:: DATA EXTRACT ::
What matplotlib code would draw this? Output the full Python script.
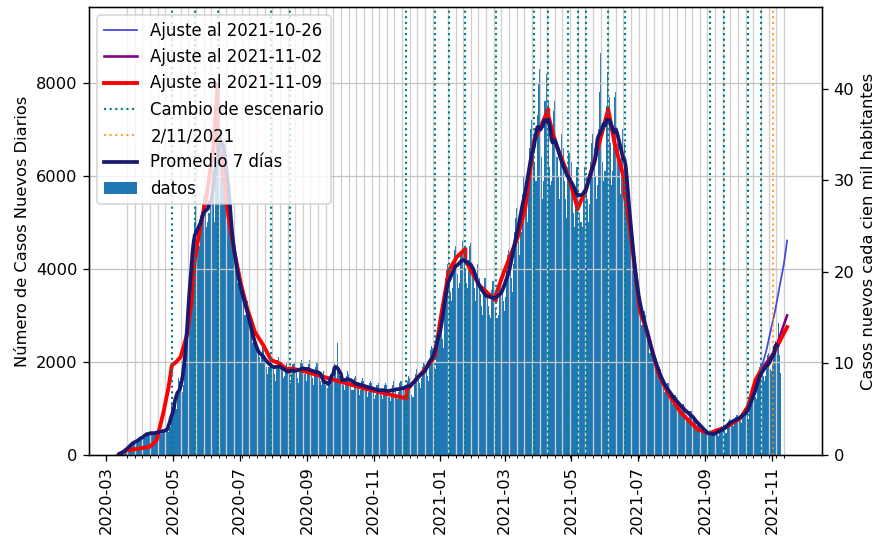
import numpy as np
import pandas as pd
import matplotlib
matplotlib.use("Agg")
from matplotlib import pyplot as plt

# casos nuevos diarios desde 2020-03-10 (una fila por semana, martes a lunes)
casos = [
    5, 10, 15, 25, 30, 45, 75,
    60, 90, 110, 130, 160, 190, 220,
    220, 250, 270, 300, 300, 290, 310,
    300, 330, 380, 420, 460, 380, 370,
    400, 480, 500, 560, 470, 430, 420,
    430, 480, 500, 520, 540, 480, 450,
    470, 520, 540, 560, 580, 540, 500,
    560, 600, 1140, 990, 1230, 1050, 980,
    1300, 1650, 1600, 1550, 1400, 1350, 1500,
    2000, 2700, 2900, 3100, 3500, 3600, 4200,
    4400, 4700, 5000, 5300, 4900, 4600, 4500,
    4800, 5000, 5400, 5600, 5500, 5200, 4900,
    5000, 5200, 5500, 5800, 6100, 5600, 5000,
    6000, 6500, 6900, 7000, 6700, 6940, 6600,
    6300, 6600, 6800, 6500, 6200, 5600, 5000,
    4900, 5000, 4700, 4400, 4200, 4000, 3700,
    3800, 3900, 3700, 3500, 3400, 3300, 3000,
    3200, 3300, 3100, 2900, 2800, 2600, 2400,
    2500, 2600, 2400, 2300, 2200, 2100, 2000,
    2100, 2300, 2250, 2150, 2050, 1900, 1750,
    1900, 2100, 2050, 2000, 1900, 1750, 1600,
    1850, 2050, 2100, 2000, 1900, 1800, 1650,
    1700, 1900, 2000, 1900, 1800, 1700, 1550,
    1750, 1950, 2000, 1950, 1800, 1650, 1550,
    1800, 2000, 2050, 2000, 1850, 1750, 1600,
    1750, 1950, 2050, 2000, 1850, 1650, 1500,
    1700, 1900, 2000, 1950, 1800, 1600, 1500,
    1600, 1800, 1700, 1500, 1400, 1450, 1500,
    1500, 1650, 1750, 1900, 1950, 1800, 1650,
    2400, 1800, 1700, 1750, 1650, 1500, 1400,
    1500, 1700, 1800, 1750, 1700, 1550, 1400,
    1400, 1650, 1700, 1650, 1550, 1450, 1300,
    1400, 1600, 1650, 1600, 1500, 1400, 1250,
    1350, 1550, 1600, 1550, 1450, 1350, 1200,
    1300, 1500, 1550, 1500, 1400, 1300, 1200,
    1300, 1500, 1550, 1500, 1380, 1250, 1150,
    1300, 1500, 1600, 1550, 1400, 1250, 1200,
    1350, 1550, 1600, 1550, 1450, 1300, 1250,
    1350, 1600, 1700, 1650, 1500, 1300, 1250,
    1500, 1750, 1850, 1800, 1700, 1550, 1450,
    1650, 1900, 2000, 1950, 1850, 1700, 1600,
    1950, 2250, 2350, 2300, 2100, 1900, 1850,
    2400, 2800, 2900, 2950, 2800, 2500, 2300,
    3300, 3800, 4000, 4100, 3900, 3500, 3300,
    3600, 4200, 4400, 4500, 4200, 3900, 3600,
    3700, 4300, 4600, 4650, 4400, 4000, 3700,
    3600, 4200, 4500, 4550, 4300, 3900, 3600,
    3300, 3900, 4100, 4000, 3800, 3450, 3200,
    3000, 3600, 3800, 3800, 3550, 3200, 3000,
    2950, 3550, 3750, 3750, 3500, 3150, 2950,
    3000, 3600, 3850, 3900, 3650, 3300, 3100,
    3400, 4000, 4300, 4400, 4200, 3800, 3500,
    4100, 4800, 5100, 5300, 5000, 4600, 4300,
    4800, 5600, 6000, 6100, 5900, 5400, 5000,
    5600, 6600, 7000, 7200, 6900, 6300, 5900,
    5900, 7300, 8000, 8300, 7600, 6400, 5500,
    5900, 7600, 8200, 9150, 7600, 6200, 5800,
    5900, 6900, 7400, 7600, 7200, 6400, 6000,
    5500, 6400, 6900, 7000, 6600, 5900, 5500,
    5100, 6000, 6500, 6600, 6300, 5600, 5200,
    4900, 5700, 6200, 6200, 5900, 5200, 5000,
    4900, 5700, 6200, 6300, 6000, 5500, 5000,
    5400, 6300, 6700, 6900, 6600, 6000, 5500,
    5800, 7000, 7800, 8650, 7200, 6300, 5900,
    6100, 7500, 8200, 8400, 7700, 6700, 5800,
    6100, 7100, 7700, 7800, 7400, 6700, 6200,
    5600, 6500, 7000, 7100, 6700, 6000, 5600,
    5500, 5600, 5300, 5000, 4600, 4200, 3900,
    3700, 3900, 3700, 3500, 3300, 3000, 2800,
    2800, 3100, 3000, 2850, 2650, 2400, 2200,
    2200, 2400, 2350, 2200, 2050, 1850, 1700,
    1700, 1900, 1850, 1750, 1600, 1450, 1350,
    1350, 1550, 1550, 1450, 1350, 1200, 1100,
    1150, 1300, 1300, 1250, 1150, 1000, 950,
    950, 1100, 1100, 1050, 950, 850, 800,
    800, 950, 950, 900, 820, 730, 680,
    620, 720, 740, 700, 630, 560, 520,
    470, 540, 550, 520, 460, 400, 380,
    400, 480, 520, 510, 470, 420, 400,
    500, 600, 620, 600, 560, 500, 480,
    620, 730, 780, 760, 720, 650, 620,
    700, 820, 870, 850, 790, 720, 690,
    800, 950, 1000, 980, 920, 830, 780,
    1050, 1250, 1350, 1400, 1350, 1250, 1200,
    1500, 1750, 1900, 1950, 1850, 1700, 1600,
    1700, 2000, 2150, 2200, 2050, 1850, 1800,
    1950, 2300, 2450, 2550, 2400, 2830, 2150,
    1760,
]

# ajuste por tramos al 2021-11-09
ajuste_fechas = [
    "2020-03-12", "2020-03-19", "2020-04-02", "2020-04-10", "2020-04-16",
    "2020-04-22", "2020-04-27", "2020-04-30", "2020-05-04", "2020-05-08",
    "2020-05-14", "2020-05-18", "2020-05-21", "2020-05-26", "2020-06-01",
    "2020-06-07", "2020-06-11", "2020-06-11", "2020-06-15", "2020-06-20",
    "2020-06-26", "2020-07-02", "2020-07-08", "2020-07-15", "2020-07-23",
    "2020-07-30", "2020-08-07", "2020-08-16", "2020-08-16", "2020-08-26",
    "2020-09-10", "2020-09-25", "2020-10-10", "2020-10-25", "2020-11-10",
    "2020-12-01", "2020-12-01", "2020-12-12", "2020-12-20", "2020-12-27",
    "2021-01-01", "2021-01-09", "2021-01-16", "2021-01-24", "2021-01-24",
    "2021-02-06", "2021-02-21", "2021-02-21", "2021-03-01", "2021-03-13",
    "2021-03-20", "2021-03-28", "2021-04-04", "2021-04-10", "2021-04-10",
    "2021-04-17", "2021-04-28", "2021-05-07", "2021-05-15", "2021-05-22",
    "2021-05-29", "2021-06-04", "2021-06-10", "2021-06-19", "2021-06-19",
    "2021-06-23", "2021-07-03", "2021-07-10", "2021-07-20", "2021-07-29",
    "2021-08-10", "2021-08-25", "2021-09-05", "2021-09-12", "2021-09-18",
    "2021-10-03", "2021-10-10", "2021-10-17", "2021-10-22", "2021-10-29",
    "2021-11-07", "2021-11-15",
]
ajuste_valores = [
    0, 100, 145, 180, 320,
    890, 1465, 1930, 2000, 2110,
    2600, 3300, 4200, 4900, 5600,
    6600, 7970, 6600, 6330, 5250,
    4400, 3700, 3150, 2650, 2350,
    2040, 1965, 1785, 1860, 1820,
    1720, 1620, 1520, 1420, 1330,
    1215, 1390, 1680, 1900, 2110,
    2890, 3970, 4250, 4430, 4180,
    3640, 3320, 3450, 3970, 4680,
    5320, 6750, 7100, 7430, 7300,
    6680, 6040, 5290, 5750, 6300,
    6900, 7430, 6680, 5900, 5600,
    5040, 3110, 2610, 1750, 1320,
    900, 550, 465, 536, 570,
    787, 1035, 1610, 1820, 1965,
    2390, 2750,
]

# ajustes anteriores, último tramo
ajuste_1026_fechas = ["2021-10-22", "2021-10-27", "2021-10-31", "2021-11-04",
                      "2021-11-08", "2021-11-12", "2021-11-15"]
ajuste_1026_valores = [1820, 2250, 2680, 3100, 3610, 4100, 4610]
ajuste_1102_fechas = ["2021-10-22", "2021-10-27", "2021-11-01", "2021-11-04",
                      "2021-11-09", "2021-11-15"]
ajuste_1102_valores = [1820, 1990, 2150, 2250, 2600, 3000]

cambios = [
    "2020-04-30", "2020-05-21", "2020-06-11", "2020-07-30", "2020-08-16",
    "2020-12-01", "2020-12-27", "2021-01-09", "2021-01-24", "2021-02-21",
    "2021-03-28", "2021-04-10", "2021-04-28", "2021-05-07", "2021-05-15",
    "2021-06-04", "2021-06-19", "2021-09-05", "2021-09-18", "2021-10-10",
    "2021-10-22",
]
fecha_ref = "2021-11-02"
poblacion = 19678363

fechas = pd.date_range("2020-03-10", periods=len(casos), freq="D")
serie = pd.Series(casos, index=fechas)
promedio = serie.rolling(7, center=True).mean()

fig = plt.figure(figsize=(7.4958, 4.5984), dpi=117)
ax = fig.add_axes([0.1015, 0.1543, 0.8358, 0.8327])

ax.plot(pd.to_datetime(ajuste_1026_fechas), ajuste_1026_valores,
        color="#4848dc", lw=1.1, label="Ajuste al 2021-10-26")
ax.plot(pd.to_datetime(ajuste_1102_fechas), ajuste_1102_valores,
        color="purple", lw=1.6, label="Ajuste al 2021-11-02")
ax.plot(pd.to_datetime(ajuste_fechas), ajuste_valores,
        color="red", lw=2.4, label="Ajuste al 2021-11-09")
for i, c in enumerate(cambios):
    ax.axvline(pd.Timestamp(c), color="teal", ls=":", lw=1.3,
               label="Cambio de escenario" if i == 0 else None)
ax.axvline(pd.Timestamp(fecha_ref), color="darkorange", ls=":", lw=1.3,
           alpha=0.8, label="2/11/2021")
ax.plot(promedio.index, promedio.values, color="midnightblue", lw=2.3,
        label="Promedio 7 días")
ax.bar(fechas, casos, width=1.0, color="#1f77b4", label="datos")

# grilla semanal en x, grilla normal en y
semanas = pd.date_range("2020-03-20", "2021-11-12", freq="7D")
ax.set_xticks(semanas, minor=True)
ax.grid(which="minor", axis="x", color="#cfcfcf", lw=0.8)
ax.grid(which="major", axis="y", color="#c4c4c4", lw=0.8)

ax.set_xlim(pd.Timestamp("2020-02-14"), pd.Timestamp("2021-12-17"))
ymax = 9630
ax.set_ylim(0, ymax)
ax.set_ylabel("Número de Casos Nuevos Diarios")
ax.tick_params(axis="x", labelrotation=90)
ax.legend(loc="upper left", fontsize=10.2, labelspacing=0.5)

ax2 = ax.twinx()
ax2.set_ylim(0, ymax / (poblacion / 1e5))
ax2.set_ylabel("Casos nuevos cada cien mil habitantes")

fig.savefig("out.png", dpi=117)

:: THE TASK ::
Reproduce only the lines from the beginning of the data through the line that contains "from matplotlib import pyplot as plt", both included, and please drop the pictures.

:: OUTPUT FOR THIS EXERCISE ::
What matplotlib code would draw this? Output the full Python script.
import numpy as np
import pandas as pd
import matplotlib
matplotlib.use("Agg")
from matplotlib import pyplot as plt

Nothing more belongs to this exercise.